BRIEF
Type again, exactly, the lines below from the start through the line that includes "const ERRORS=[ERR_FULL,ERR_KMP,ERR_SM,ERR_PRI];".

RAW DATA
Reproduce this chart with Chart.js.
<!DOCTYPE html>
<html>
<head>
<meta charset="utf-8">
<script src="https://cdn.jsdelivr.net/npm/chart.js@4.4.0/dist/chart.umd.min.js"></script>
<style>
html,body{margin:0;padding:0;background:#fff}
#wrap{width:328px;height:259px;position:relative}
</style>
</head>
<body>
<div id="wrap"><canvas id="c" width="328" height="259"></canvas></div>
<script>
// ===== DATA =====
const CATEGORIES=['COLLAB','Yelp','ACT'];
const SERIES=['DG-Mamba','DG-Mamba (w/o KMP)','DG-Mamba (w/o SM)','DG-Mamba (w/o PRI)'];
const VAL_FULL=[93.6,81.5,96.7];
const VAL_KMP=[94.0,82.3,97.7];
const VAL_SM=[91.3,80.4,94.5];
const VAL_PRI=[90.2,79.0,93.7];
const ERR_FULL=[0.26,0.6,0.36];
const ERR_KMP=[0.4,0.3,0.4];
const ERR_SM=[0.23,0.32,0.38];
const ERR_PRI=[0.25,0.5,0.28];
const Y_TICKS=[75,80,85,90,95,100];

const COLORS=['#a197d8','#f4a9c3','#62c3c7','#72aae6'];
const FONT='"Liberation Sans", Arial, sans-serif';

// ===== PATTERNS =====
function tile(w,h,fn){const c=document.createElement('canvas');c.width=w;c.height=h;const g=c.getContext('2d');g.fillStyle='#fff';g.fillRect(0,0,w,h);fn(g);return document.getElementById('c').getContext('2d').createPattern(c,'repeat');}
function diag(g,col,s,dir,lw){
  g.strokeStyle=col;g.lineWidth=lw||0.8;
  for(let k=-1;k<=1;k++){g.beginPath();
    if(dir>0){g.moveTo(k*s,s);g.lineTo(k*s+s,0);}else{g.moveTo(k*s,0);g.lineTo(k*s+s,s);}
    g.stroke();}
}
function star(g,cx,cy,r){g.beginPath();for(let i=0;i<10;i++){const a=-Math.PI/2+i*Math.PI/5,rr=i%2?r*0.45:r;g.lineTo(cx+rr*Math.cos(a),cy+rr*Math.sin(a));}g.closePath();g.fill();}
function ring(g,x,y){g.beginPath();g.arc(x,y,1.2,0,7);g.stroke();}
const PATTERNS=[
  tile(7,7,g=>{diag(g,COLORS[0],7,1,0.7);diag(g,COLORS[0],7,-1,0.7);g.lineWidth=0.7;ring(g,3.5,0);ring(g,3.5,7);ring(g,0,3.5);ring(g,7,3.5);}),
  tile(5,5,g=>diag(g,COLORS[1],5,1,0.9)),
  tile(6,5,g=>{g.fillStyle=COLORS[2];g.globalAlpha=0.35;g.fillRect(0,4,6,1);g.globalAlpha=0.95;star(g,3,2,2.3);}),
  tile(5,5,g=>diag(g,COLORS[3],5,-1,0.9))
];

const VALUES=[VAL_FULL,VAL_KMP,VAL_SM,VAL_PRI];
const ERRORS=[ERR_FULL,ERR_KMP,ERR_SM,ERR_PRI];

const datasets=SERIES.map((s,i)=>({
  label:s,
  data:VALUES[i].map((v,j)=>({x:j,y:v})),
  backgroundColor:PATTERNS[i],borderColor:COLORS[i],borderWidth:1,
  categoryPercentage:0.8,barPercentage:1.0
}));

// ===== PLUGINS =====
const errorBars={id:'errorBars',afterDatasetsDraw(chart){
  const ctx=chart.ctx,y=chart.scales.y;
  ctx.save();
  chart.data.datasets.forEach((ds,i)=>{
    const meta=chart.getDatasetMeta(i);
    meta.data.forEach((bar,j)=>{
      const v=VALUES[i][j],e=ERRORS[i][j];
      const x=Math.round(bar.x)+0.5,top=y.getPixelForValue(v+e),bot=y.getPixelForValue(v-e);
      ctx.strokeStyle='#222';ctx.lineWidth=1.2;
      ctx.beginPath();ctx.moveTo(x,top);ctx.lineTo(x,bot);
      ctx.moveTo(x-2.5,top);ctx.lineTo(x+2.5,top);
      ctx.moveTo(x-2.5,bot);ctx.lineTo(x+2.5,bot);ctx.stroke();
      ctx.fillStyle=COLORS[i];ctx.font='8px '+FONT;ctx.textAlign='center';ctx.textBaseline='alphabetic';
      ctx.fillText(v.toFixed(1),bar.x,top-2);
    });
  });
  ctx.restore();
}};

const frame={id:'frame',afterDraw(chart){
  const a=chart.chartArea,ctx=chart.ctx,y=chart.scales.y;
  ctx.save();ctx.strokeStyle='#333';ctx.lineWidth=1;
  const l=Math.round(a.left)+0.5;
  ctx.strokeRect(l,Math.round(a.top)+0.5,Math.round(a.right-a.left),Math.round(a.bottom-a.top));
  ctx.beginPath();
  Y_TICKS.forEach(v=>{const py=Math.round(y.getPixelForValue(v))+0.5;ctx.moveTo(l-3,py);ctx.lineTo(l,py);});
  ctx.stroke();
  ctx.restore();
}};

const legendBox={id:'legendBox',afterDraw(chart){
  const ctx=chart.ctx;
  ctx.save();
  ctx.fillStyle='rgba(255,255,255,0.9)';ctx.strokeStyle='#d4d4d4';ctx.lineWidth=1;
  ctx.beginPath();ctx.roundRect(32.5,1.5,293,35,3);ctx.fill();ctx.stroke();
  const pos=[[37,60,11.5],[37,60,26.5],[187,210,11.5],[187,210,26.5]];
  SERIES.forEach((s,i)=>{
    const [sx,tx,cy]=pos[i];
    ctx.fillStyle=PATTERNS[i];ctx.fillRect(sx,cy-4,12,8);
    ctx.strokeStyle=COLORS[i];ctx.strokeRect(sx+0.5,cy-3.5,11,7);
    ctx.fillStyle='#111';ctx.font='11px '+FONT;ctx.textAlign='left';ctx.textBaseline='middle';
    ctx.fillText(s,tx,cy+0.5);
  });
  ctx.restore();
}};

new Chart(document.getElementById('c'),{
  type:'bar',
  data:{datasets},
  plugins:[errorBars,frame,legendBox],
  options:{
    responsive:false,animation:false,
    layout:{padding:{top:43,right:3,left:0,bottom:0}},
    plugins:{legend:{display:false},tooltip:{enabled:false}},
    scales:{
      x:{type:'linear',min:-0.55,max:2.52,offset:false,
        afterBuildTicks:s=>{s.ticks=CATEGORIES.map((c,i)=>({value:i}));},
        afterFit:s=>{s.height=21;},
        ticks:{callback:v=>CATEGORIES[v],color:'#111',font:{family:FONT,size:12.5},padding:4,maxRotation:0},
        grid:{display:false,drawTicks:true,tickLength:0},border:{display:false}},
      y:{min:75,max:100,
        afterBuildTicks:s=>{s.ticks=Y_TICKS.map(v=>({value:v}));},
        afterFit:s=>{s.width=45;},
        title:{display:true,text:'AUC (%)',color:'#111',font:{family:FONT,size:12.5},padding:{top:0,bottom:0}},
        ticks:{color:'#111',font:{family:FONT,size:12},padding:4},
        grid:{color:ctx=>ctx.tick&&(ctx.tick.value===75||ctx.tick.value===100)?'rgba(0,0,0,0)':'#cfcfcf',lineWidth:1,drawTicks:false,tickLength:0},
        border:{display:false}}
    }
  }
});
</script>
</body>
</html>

FINAL RESULT
Reproduce this chart with Chart.js.
<!DOCTYPE html>
<html>
<head>
<meta charset="utf-8">
<script src="https://cdn.jsdelivr.net/npm/chart.js@4.4.0/dist/chart.umd.min.js"></script>
<style>
html,body{margin:0;padding:0;background:#fff}
#wrap{width:328px;height:259px;position:relative}
</style>
</head>
<body>
<div id="wrap"><canvas id="c" width="328" height="259"></canvas></div>
<script>
// ===== DATA =====
const CATEGORIES=['COLLAB','Yelp','ACT'];
const SERIES=['DG-Mamba','DG-Mamba (w/o KMP)','DG-Mamba (w/o SM)','DG-Mamba (w/o PRI)'];
const VAL_FULL=[93.6,81.5,96.7];
const VAL_KMP=[94.0,82.3,97.7];
const VAL_SM=[91.3,80.4,94.5];
const VAL_PRI=[90.2,79.0,93.7];
const ERR_FULL=[0.26,0.6,0.36];
const ERR_KMP=[0.4,0.3,0.4];
const ERR_SM=[0.23,0.32,0.38];
const ERR_PRI=[0.25,0.5,0.28];
const Y_TICKS=[75,80,85,90,95,100];

const COLORS=['#a197d8','#f4a9c3','#62c3c7','#72aae6'];
const FONT='"Liberation Sans", Arial, sans-serif';

// ===== PATTERNS =====
function tile(w,h,fn){const c=document.createElement('canvas');c.width=w;c.height=h;const g=c.getContext('2d');g.fillStyle='#fff';g.fillRect(0,0,w,h);fn(g);return document.getElementById('c').getContext('2d').createPattern(c,'repeat');}
function diag(g,col,s,dir,lw){
  g.strokeStyle=col;g.lineWidth=lw||0.8;
  for(let k=-1;k<=1;k++){g.beginPath();
    if(dir>0){g.moveTo(k*s,s);g.lineTo(k*s+s,0);}else{g.moveTo(k*s,0);g.lineTo(k*s+s,s);}
    g.stroke();}
}
function star(g,cx,cy,r){g.beginPath();for(let i=0;i<10;i++){const a=-Math.PI/2+i*Math.PI/5,rr=i%2?r*0.45:r;g.lineTo(cx+rr*Math.cos(a),cy+rr*Math.sin(a));}g.closePath();g.fill();}
function ring(g,x,y){g.beginPath();g.arc(x,y,1.2,0,7);g.stroke();}
const PATTERNS=[
  tile(7,7,g=>{diag(g,COLORS[0],7,1,0.7);diag(g,COLORS[0],7,-1,0.7);g.lineWidth=0.7;ring(g,3.5,0);ring(g,3.5,7);ring(g,0,3.5);ring(g,7,3.5);}),
  tile(5,5,g=>diag(g,COLORS[1],5,1,0.9)),
  tile(6,5,g=>{g.fillStyle=COLORS[2];g.globalAlpha=0.35;g.fillRect(0,4,6,1);g.globalAlpha=0.95;star(g,3,2,2.3);}),
  tile(5,5,g=>diag(g,COLORS[3],5,-1,0.9))
];

const VALUES=[VAL_FULL,VAL_KMP,VAL_SM,VAL_PRI];
const ERRORS=[ERR_FULL,ERR_KMP,ERR_SM,ERR_PRI];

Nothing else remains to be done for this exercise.